Defining business goals is the disciplined process of translating a company’s vision and mission into concrete, measurable targets that guide daily decisions and long-term planning. Without this clarity, organizations risk drifting through opportunities and challenges without a coherent direction, wasting resources on initiatives that look busy but do not move the needle. A well-defined goal creates a shared mental model across teams, aligning effort and accountability toward a common destination.
What Constitutes a Strong Business Goal
A strong business goal is specific, time-bound, and tied directly to observable outcomes rather than vague intentions. It answers who is responsible, what outcome is expected, by when it must be achieved, and how success will be measured. Unlike fluffy aspirations, these goals are rooted in data, market realities, and strategic priorities, making them actionable checkpoints rather than decorative statements on a wall.
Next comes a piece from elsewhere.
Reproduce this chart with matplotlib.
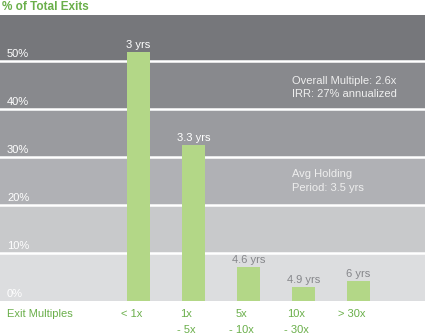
import matplotlib
matplotlib.use('Agg')
import matplotlib.pyplot as plt

plt.rcParams['font.family'] = ['Liberation Sans', 'DejaVu Sans']

categories = ['< 1x', '1x\n- 5x', '5x\n- 10x', '10x\n- 30x', '> 30x']
share = [52, 32.5, 7.1, 3.0, 4.2]
hold_labels = ['3 yrs', '3.3 yrs', '4.6 yrs', '4.9 yrs', '6 yrs']
ytick_vals = [0, 10, 20, 30, 40, 50]
band_colors = ['#dcdddf', '#c8c9cb', '#b0b1b5', '#9a9b9f', '#88898d', '#76777b']

green = '#6aaf4a'
bar_color = '#b3d787'
fs = 8

fig = plt.figure(figsize=(4.25, 3.36), dpi=100)
ax = fig.add_axes([0, 0.104, 1, 0.851])

# background bands
for i, c in enumerate(band_colors):
    ax.axhspan(i * 10, i * 10 + 10, color=c, zorder=0, lw=0)
for v in ytick_vals[1:]:
    ax.axhline(v, color='white', lw=1.8, zorder=1)

x = list(range(len(categories)))
ax.bar(x, share, width=0.42, color=bar_color, zorder=2)

for xi, v, lab in zip(x, share, hold_labels):
    col = 'white' if v > 20 else '#85868a'
    ax.text(xi, v + 0.4, lab, ha='center', va='bottom', fontsize=fs, color=col, zorder=3)

for v in ytick_vals:
    ax.text(-2.39, v + 0.5, f'{v}%', ha='left', va='bottom', fontsize=fs, color='white')

ax.text(2.8, 44.5, 'Overall Multiple: 2.6x\nIRR: 27% annualized', ha='left', va='center',
        fontsize=fs, color='#eeeeee', linespacing=1.45)
ax.text(2.8, 25.0, 'Avg Holding\nPeriod: 3.5 yrs', ha='left', va='center',
        fontsize=fs, color='#eeeeee', linespacing=1.45)

ax.set_xlim(-2.518, 5.21)
ax.set_ylim(0, 59.6)
ax.axis('off')

# x labels, one line at a time
fig.text(7 / 425, 1 - 314 / 336, 'Exit Multiples', ha='left', va='center', fontsize=fs, color=green)
for xi, lab in zip(x, categories):
    for k, line in enumerate(lab.split('\n')):
        ax.text(xi - 0.13, 0, line, transform=ax.get_xaxis_transform(), ha='center', va='center',
                fontsize=fs, color=green)
        ax.texts[-1].set_position((xi - 0.13, -(13 + 16 * k) / 286))

fig.text(2 / 425, 1 - 7 / 336, '% of Total Exits', ha='left', va='center', fontsize=8.5,
         color=green, fontweight='bold')

fig.savefig('out.png', dpi=100)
Connecting Goals to Strategic Frameworks
Effective goal definition starts with a clear line of sight from high-level strategy down to individual performance metrics. Tools such as Objectives and Key Results, balanced scorecards, or cascading goal frameworks help ensure that frontline activities support mid-term objectives, which in turn advance the long-term mission. This alignment prevents siloed efforts and keeps the organization focused on a limited set of priorities that truly matter.
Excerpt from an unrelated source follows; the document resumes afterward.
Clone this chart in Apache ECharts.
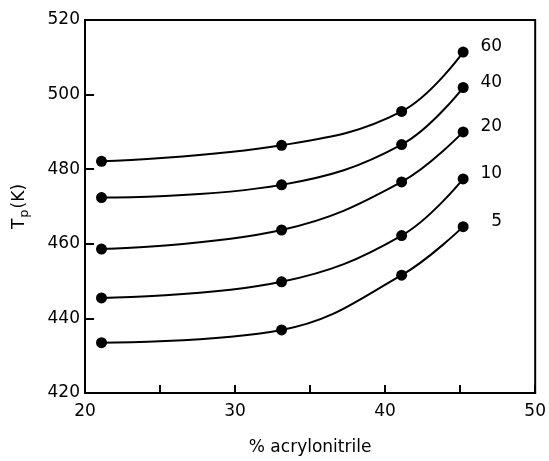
<!DOCTYPE html>
<html>
<head>
<meta charset="utf-8">
<script src="https://cdn.jsdelivr.net/npm/echarts@6/dist/echarts.min.js"></script>
<style>
html,body{margin:0;padding:0;background:#fff;}
#chart{width:549px;height:461px;}
</style>
</head>
<body>
<div id="chart"></div>
<script>
const acrylonitrile = [21.1, 33.1, 41.1, 45.2];
const seriesNames = ['60', '40', '20', '10', '5'];
const tp60 = [482.1, 486.4, 495.5, 511.4];
const tp40 = [472.4, 475.8, 486.6, 501.9];
const tp20 = [458.6, 463.7, 476.6, 490.0];
const tp10 = [445.5, 449.8, 462.2, 477.4];
const tp5  = [433.5, 436.9, 451.6, 464.6];
const xTickLabels = [20, 30, 40, 50];
const yTickLabels = [420, 440, 460, 480, 500, 520];

const allValues = [tp60, tp40, tp20, tp10, tp5];
const font = 'DejaVu Sans';

const series = allValues.map((vals, i) => ({
  name: seriesNames[i],
  type: 'line',
  data: vals.map((v, j) => [acrylonitrile[j], v]),
  smooth: 0.4,
  symbol: 'circle',
  symbolSize: 11,
  showAllSymbol: true,
  lineStyle: {color: '#000', width: 2},
  itemStyle: {color: '#000'},
  endLabel: {
    show: true,
    formatter: seriesNames[i],
    color: '#000',
    fontFamily: font,
    fontSize: 17,
    align: 'right',
    distance: 0,
    offset: [39, -5]
  }
}));

const chart = echarts.init(document.getElementById('chart'));
chart.setOption({
  animation: false,
  backgroundColor: '#fff',
  grid: {left: 85, right: 10, top: 20, bottom: 64, show: true, borderColor: '#000', borderWidth: 2},
  xAxis: {
    type: 'value', min: 20, max: 50, interval: 5,
    name: '% acrylonitrile', nameLocation: 'middle', nameGap: 46,
    nameTextStyle: {color: '#000', fontFamily: font, fontSize: 17},
    axisLine: {show: true, lineStyle: {color: '#000', width: 2}},
    axisTick: {show: true, inside: true, length: 8, lineStyle: {color: '#000', width: 2}},
    axisLabel: {color: '#000', fontFamily: font, fontSize: 17, margin: 10,
      formatter: v => xTickLabels.includes(v) ? String(v) : ''},
    splitLine: {show: false}
  },
  yAxis: {
    type: 'value', min: 420, max: 520, interval: 20,
    name: '{a|T}{b|p}{a|(K)}', nameLocation: 'middle', nameGap: 54, nameRotate: 90,
    nameTextStyle: {color: '#000', fontFamily: font, fontSize: 17,
      rich: {
        a: {fontFamily: font, fontSize: 17, color: '#000'},
        b: {fontFamily: font, fontSize: 13, color: '#000', verticalAlign: 'bottom', padding: [9, 1, 0, 1]}
      }},
    axisLine: {show: true, lineStyle: {color: '#000', width: 2}},
    axisTick: {show: true, inside: true, length: 9, lineStyle: {color: '#000', width: 2}},
    axisLabel: {color: '#000', fontFamily: font, fontSize: 17, margin: 5,
      formatter: v => yTickLabels.includes(v) ? String(v) : ''},
    splitLine: {show: false}
  },
  series: series
});
</script>
</body>
</html>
The Role of Measurability and Baseline Data
Measurability transforms a goal from a wish into a commitment by defining how progress will be quantified and reviewed. Establishing a baseline, selecting relevant key performance indicators, and setting realistic yet challenging targets are essential steps. Without these, teams cannot accurately track momentum, adjust tactics, or celebrate genuine milestones, leading to subjective debates rather than evidence-based decisions.
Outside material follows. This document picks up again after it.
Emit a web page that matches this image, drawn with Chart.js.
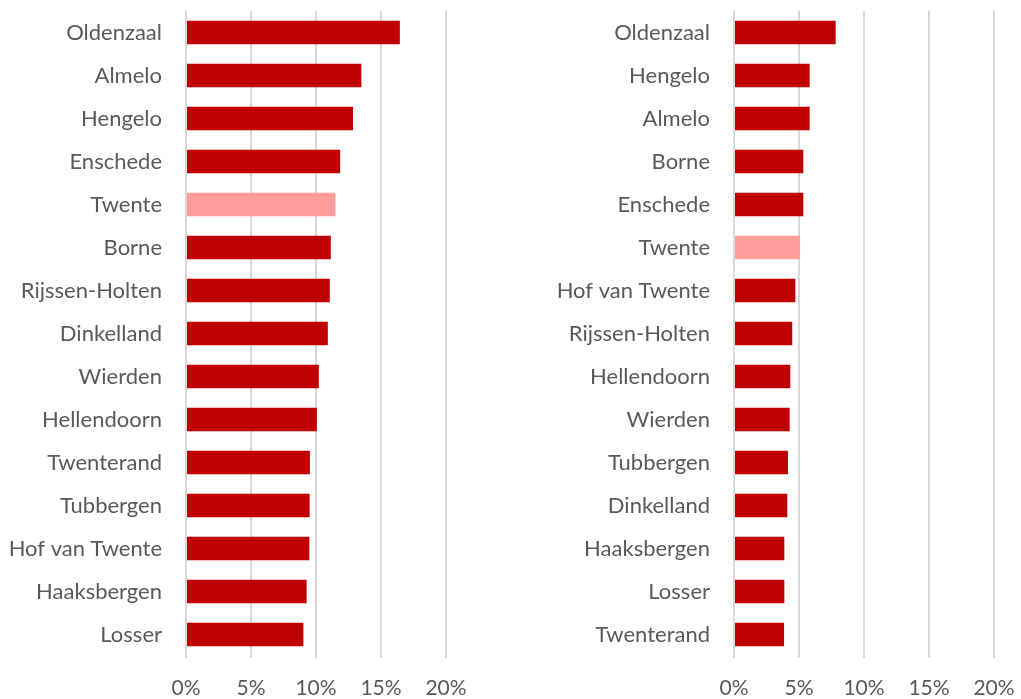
<!DOCTYPE html>
<html>
<head>
<meta charset="utf-8">
<script src="https://cdn.jsdelivr.net/npm/chart.js@4/dist/chart.umd.min.js"></script>
<style>
  html, body { margin: 0; padding: 0; background: #fff; }
  #wrap { position: relative; width: 1021px; height: 699px; }
  .box { position: absolute; top: 0; height: 699px; }
</style>
</head>
<body>
<div id="wrap">
  <div class="box" style="left:0;width:470px"><canvas id="left"></canvas></div>
  <div class="box" style="left:500px;width:521px"><canvas id="right"></canvas></div>
</div>
<script>
// left chart
const leftLabels = ["Oldenzaal", "Almelo", "Hengelo", "Enschede", "Twente", "Borne", "Rijssen-Holten", "Dinkelland",
    "Wierden", "Hellendoorn", "Twenterand", "Tubbergen", "Hof van Twente", "Haaksbergen", "Losser"];
const leftValues = [16.45, 13.49, 12.85, 11.86, 11.5, 11.14, 11.06, 10.91, 10.22, 10.07, 9.53, 9.51, 9.49, 9.28, 9.03];

// right chart
const rightLabels = ["Oldenzaal", "Hengelo", "Almelo", "Borne", "Enschede", "Twente", "Hof van Twente", "Rijssen-Holten",
    "Hellendoorn", "Wierden", "Tubbergen", "Dinkelland", "Haaksbergen", "Losser", "Twenterand"];
const rightValues = [7.82, 5.82, 5.82, 5.33, 5.33, 5.08, 4.72, 4.48, 4.33, 4.28, 4.15, 4.1, 3.87, 3.87, 3.85];

const xTicks = [0, 5, 10, 15, 20];

const dark = "#C00000";
const light = "#FF9D9D";
const textColor = "#595959";
const fontFamily = "Lato, 'Liberation Sans', sans-serif";

function makeChart(id, labels, values, yWidth, padRight) {
    const ctx = document.getElementById(id).getContext('2d');
    return new Chart(ctx, {
        type: 'bar',
        data: {
            labels: labels,
            datasets: [{
                data: values,
                backgroundColor: labels.map(l => l === "Twente" ? light : dark),
                barPercentage: 0.55,
                categoryPercentage: 1.0
            }]
        },
        options: {
            indexAxis: 'y',
            responsive: true,
            maintainAspectRatio: false,
            animation: false,
            layout: { padding: { top: 11, right: padRight, bottom: 0, left: 0 } },
            plugins: { legend: { display: false }, tooltip: { enabled: false } },
            scales: {
                x: {
                    min: 0,
                    max: 20,
                    afterBuildTicks: scale => { scale.ticks = xTicks.map(v => ({ value: v })); },
                    afterFit: scale => {
                        scale.height = 43;
                        scale.paddingLeft = 0;
                        scale.paddingRight = 0;
                    },
                    grid: { color: "#D9D9D9", lineWidth: 2, drawTicks: true, tickLength: 2, tickColor: "#D9D9D9" },
                    border: { display: false },
                    ticks: {
                        padding: 18,
                        color: textColor,
                        font: { family: fontFamily, size: 21 },
                        callback: v => v + "%"
                    }
                },
                y: {
                    afterFit: scale => {
                        scale.width = yWidth;
                        scale.paddingTop = 0;
                        scale.paddingBottom = 0;
                    },
                    grid: { display: false, drawTicks: false },
                    border: { display: false },
                    ticks: {
                        padding: 24,
                        color: textColor,
                        font: { family: fontFamily, size: 22 }
                    }
                }
            }
        }
    });
}

makeChart("left", leftLabels, leftValues, 186, 24);
makeChart("right", rightLabels, rightValues, 234, 27);
</script>
</body>
</html>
Timeframes and Accountability Structures
Assigning clear ownership and realistic timeframes turns a goal into a project with accountability rather than a floating intention. Short-term milestones provide early signals of success or risk, while longer horizons allow for strategic bets that may take years to pay off. Regular review cadences, such as quarterly business reviews or weekly operational stand-ups, ensure that goals remain visible and adaptable as conditions change.
Common Pitfalls in Goal Definition
Organizations often undermine their own effectiveness by setting too many goals, using ambiguous language, or detaching targets from available resources. Overloaded dashboards dilute focus, while poorly defined metrics invite misinterpretation. Goals that ignore capacity constraints or market realities quickly become demotivating, highlighting the importance of rigorous prioritization and honest assessment of capabilities.
Involving Stakeholders and Communicating Clearly
Successful goal definition is a collaborative process that involves managers, frontline staff, and cross-functional partners. Their input uncovers blind spots, builds buy-in, and ensures that targets reflect operational reality. Transparent communication about why specific goals were chosen, how they will be evaluated, and what support will be provided sustains engagement and prevents confusion as execution proceeds.
Business environments are dynamic, and rigid adherence to outdated goals can be more harmful than having no goals at all. Periodic reassessment, informed by performance data and market shifts, allows organizations to pivot while maintaining strategic coherence. Treating goal definition as an ongoing discipline, rather than an annual formality, enables companies to learn, adapt, and sustain superior performance over time.